Thursday, July 23, 2009

On Writing

Today I came across a blog by Virginia Willis ( http://tinyurl.com/lsy8o7 ) who writes: “People who happen to eat and are able to type are now our new food experts. The incredible proliferation and self-indulgent blabber of many food blogs has given people the freedom to hallucinate, ‘I can type and I eat, therefore I am a food journalist’”!

I know this thing is ostensibly about eating and restaurants but I do not consider myself a food journalist or any kind of journalist, although I did major in journalism for about a semester in college. But I am concerned about the proliferation of self-indulgent blabber to which I am contributing. Does anybody care? Does anybody want to read my unedited thoughts? Still, I do consider myself a writer, and the exercise of daily writing primes the pump, as it were. It opens up channels and lubricates the creative process. By typing my thoughts I might stumble onto something I hadn't thought of before -- I might get a pathway into the subconscious.

In the creative writing program at San Francisco State, we were always asked to write essays on "Why I Write," the college professor's version of "What I did on my summer vacation," something to keep the kids busy and fill up the time on the first class of the semester. I always find it hard to respond to this topic.

Usually I start out talking about how I wrote my first story at the age of 6, about a little girl named Julie who had a pony, and every morning the pony would wake her up by sticking its head through her bedroom window and nuzzling her. I wanted a pony, but what I got was attention. I found this interesting. I wasn't athletic or beautiful, but I could write and receive praise for writing. I soon branched out into neighborhood newsletters, became editor of the school paper in junior high and high school. In college, though, I chickened out and didn't major in creative writing. I took a beginning class and was intimidated -- the students were mostly male (now they're mostly female) and the instructor was savage in his criticism. I don't remember his name, but I guess he was bitter about being stuck teaching beginning writing. It wasn't until more than 25 years later that I got up enough courage and enrolled in the MA creative writing program.

But none of this answers the question of why I write.

I once saw a documentary on PBS about the making of the opera, "Dead Man Walking," which comes from the same source as the movie of the same name: the story of Sister Helen Prejean, who counseled death row inmates. The documentary was especially interesting because it alternated between the story of how the opera got written, cast, designed, and produced, and a very balanced discussion of the death penalty. Sister Helen's faith is pure and strong. She believes that there is good in every person and that killing in the name of the death penalty is just as wrong as murder. Of course, she's never lost a loved one to a murderer. The program featured testimony from family members of both victims and murderers. In my typical wishy-washy fashion I can see both sides of the issue. Like the mother of the killer in the opera, I think I would continue to love my son if he did something horrible. I would be devastated and heartbroken and probably would never get over it, but I would still love him.

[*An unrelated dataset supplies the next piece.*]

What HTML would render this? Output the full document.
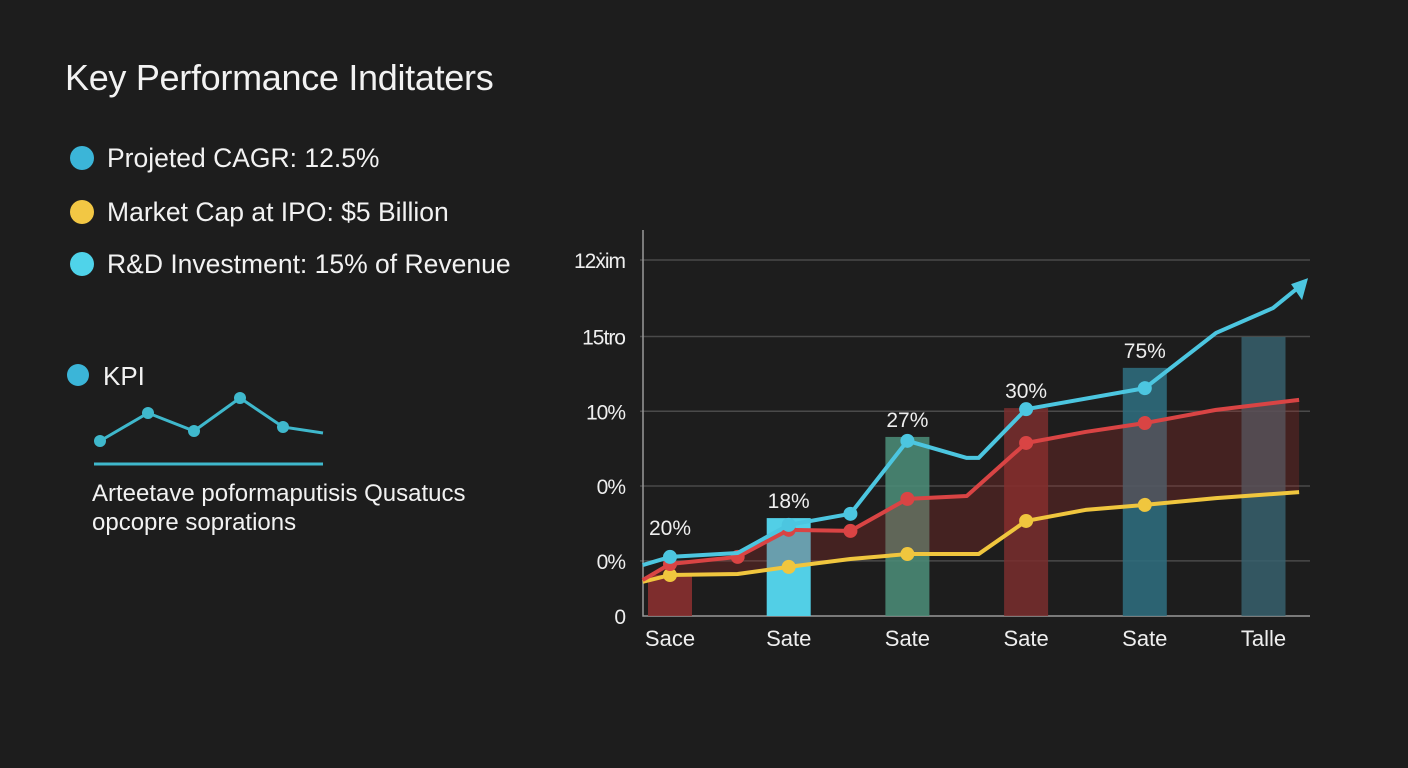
<!DOCTYPE html>
<html><head><meta charset="utf-8"><style>
body{margin:0;width:1408px;height:768px;background:#1d1d1d;overflow:hidden;font-family:"Liberation Sans",sans-serif;color:#f2f2f2}
.t{position:absolute;white-space:nowrap}
</style></head><body>
<div class="t" style="left:65px;top:57px;font-size:36px;letter-spacing:-0.3px">Key Performance Inditaters</div>
<svg width="1408" height="768" style="position:absolute;left:0;top:0">
<circle cx="82" cy="158" r="12" fill="#3bb5d8"/>
<circle cx="82" cy="212" r="12" fill="#f2c744"/>
<circle cx="82" cy="264" r="12" fill="#4fd3ea"/>
<circle cx="78" cy="375" r="11" fill="#3bb5d8"/>
<polyline points="100,441 148,413 194,431 240,398 283,427 323,433" fill="none" stroke="#3fb8cc" stroke-width="3"/>
<g fill="#3fb8cc"><circle cx="100" cy="441" r="6"/><circle cx="148" cy="413" r="6"/><circle cx="194" cy="431" r="6"/><circle cx="240" cy="398" r="6"/><circle cx="283" cy="427" r="6"/></g>
<line x1="94" y1="464" x2="323" y2="464" stroke="#3fb8cc" stroke-width="3"/>
</svg>
<div class="t" style="left:107px;top:143px;font-size:26.5px">Projeted CAGR: 12.5%</div>
<div class="t" style="left:107px;top:197px;font-size:26.5px">Market Cap at IPO: $5 Billion</div>
<div class="t" style="left:107px;top:249px;font-size:26.5px">R&amp;D Investment: 15% of Revenue</div>
<div class="t" style="left:103px;top:361px;font-size:26px">KPI</div>
<div class="t" style="left:92px;top:479px;font-size:24px;line-height:29px">Arteetave poformaputisis Qusatucs<br>opcopre soprations</div>
<svg id="chart" width="1408" height="768" style="position:absolute;left:0;top:0"></svg>
<script>
const categories=["Sace","Sate","Sate","Sate","Sate","Talle"];
const barValues=[11.5,27.5,50.3,58.4,69.7,78.4];
const barLabels=["20%","18%","27%","30%","75%",""];
const tickValues=[0,15.5,36.5,57.5,78.5,100];
const tickLabels=["0","0%","0%","10%","15tro","12ẋim"];
const cyanX=[-0.23,0,0.57,1,1.52,2,2.5,2.6,3,4,4.6,5.08,5.35];
const cyanY=[14.3,16.6,17.7,25.6,28.7,49.2,44.4,44.4,58.1,64,79.5,86.5,93.8];
const redX=[-0.23,0,0.57,1,1.52,2,2.5,3,3.5,4,4.6,5.3];
const redY=[10.1,14.6,16.6,24.2,23.9,32.9,33.7,48.6,51.7,54.2,57.9,60.7];
const yellowX=[-0.23,0,0.57,1,1.52,2,2.6,3,3.5,4,4.6,5.3];
const yellowY=[9.6,11.5,11.8,13.8,16,17.4,17.4,26.7,29.8,31.2,33.1,34.8];
const cyanMarks=[1,3,4,5,8,9];
const redMarks=[1,2,3,4,5,7,9];
const yellowMarks=[1,3,5,7,9];
const NS="http://www.w3.org/2000/svg";
const svg=document.getElementById('chart');
const X=i=>670+i*118.7;
const Y=v=>616-v*3.56;
function mk(tag,attrs,parent){const e=document.createElementNS(NS,tag);for(const k in attrs)e.setAttribute(k,attrs[k]);(parent||svg).appendChild(e);return e;}
tickValues.forEach((v,i)=>{
 if(i>0){const l=mk('line',{x1:640,x2:1310,y1:Y(v),y2:Y(v),stroke:'#4a4a4a','stroke-width':1.5});
 
 }
 const t=mk('text',{x:625,y:Y(v)+8,'text-anchor':'end','font-size':21,fill:'#eee','font-family':'Liberation Sans','letter-spacing':'-1'});
 t.textContent=tickLabels[i];
 
 
});
const ax=mk('polyline',{points:`643,230 643,616 1310,616`,fill:'none',stroke:'#999','stroke-width':1.5});


const barColors=['#8a3030','#52cfe6','#4a8a76','#7a2e2e','#2f6b7c','#37606d'];
const barOps=[0.9,1,0.9,0.85,0.9,0.85];
barValues.forEach((v,i)=>{
 const r=mk('rect',{x:X(i)-22,y:Y(v),width:44,height:616-Y(v),fill:barColors[i],opacity:barOps[i]});
 
 
 const t=mk('text',{x:X(i),y:Y(Math.max(v,cyanY[0]))-10-(i==0?20:0),'text-anchor':'middle','font-size':21,fill:'#eee','font-family':'Liberation Sans'});
 t.textContent=barLabels[i];
 
 
 const c=mk('text',{x:X(i),y:646,'text-anchor':'middle','font-size':22,fill:'#eee','font-family':'Liberation Sans'});
 c.textContent=categories[i];
 
 
});
let pts=redX.map((x,i)=>X(x)+','+Y(redY[i]));
pts=pts.concat(yellowX.map((x,i)=>X(x)+','+Y(yellowY[i])).reverse());
const band=mk('polygon',{points:pts.join(' '),fill:'#a0302c',opacity:0.3});


function series(xs,ys,color,marks,name){
 const p=mk('polyline',{points:xs.map((x,i)=>X(x)+','+Y(ys[i])).join(' '),fill:'none',stroke:color,'stroke-width':4,'stroke-linejoin':'round'});
 
 
 marks.forEach(i=>{const c=mk('circle',{cx:X(xs[i]),cy:Y(ys[i]),r:7,fill:color});
 
 });
}
series(yellowX,yellowY,'#f0c63e',yellowMarks,'yellow');
series(redX,redY,'#d94444',redMarks,'red');
series(cyanX,cyanY,'#4cc6e0',cyanMarks,'cyan');
const n=cyanX.length-1;
const ex=X(cyanX[n]),ey=Y(cyanY[n]);
const ar=mk('polygon',{points:`${ex+3},${ey-4} ${ex-14},${ey+2} ${ex-3},${ey+18}`,fill:'#4cc6e0'});


</script>
</body></html>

But I'm straying from my point. At one point Sister Helen was asked how she felt about having her story turned into a film and an opera, and she said something like "art helps us see possibilities and make choices." Art. At what point does writing become art? Is blogging art? Is journal writing art? Newspaper writing? Is what I just wrote about the death penalty art? Does writing have to be published to be art, and is all published writing art?

A painter will often take a sketch pad and draw things she sees, looking for inspiration or trying to find the right image to illustrate an idea or concept. Are those sketches art? You can go into a museum and find sketches by famous artists, Picasso or Degas or Rodin, working studies that they probably never thought would be seen. Yet because they are famous, their sketches -- akin to a writer's notes -- are displayed as art.

I burned out on the creative writing program at SF State. I took every class they offered, some, like short-story writing, more than once. But I never finished the MA. I became disillusioned with the type of stories that won the awards and got published in the student magazine. "Workshop stories," they are called, full of beautiful images and ending with a neat epiphany, usually involving geese flying in formation overhead. That type always wins. Or sometimes post-post-modern exercises, pointless and cold pastiches of images. My reflection in jagged glass. The subway at midnight. Injecting drugs into veins. I can't write any of that.

I write lighter. Maybe it's fluff. Sometimes I think I'm channeling a borscht belt comedian named Morty. I write the way things come out of my mouth. Even when I'm trying to be serious, there is something funny (funny ha-ha) about the way I write. When I used to read my work in writing workshops people sometimes laughed where I didn’t expect it. Maybe it's my delivery, maybe it's what I've written, maybe both. I am what I am: urban, Jewish, middle-aged. And now, a blogger. So sue me.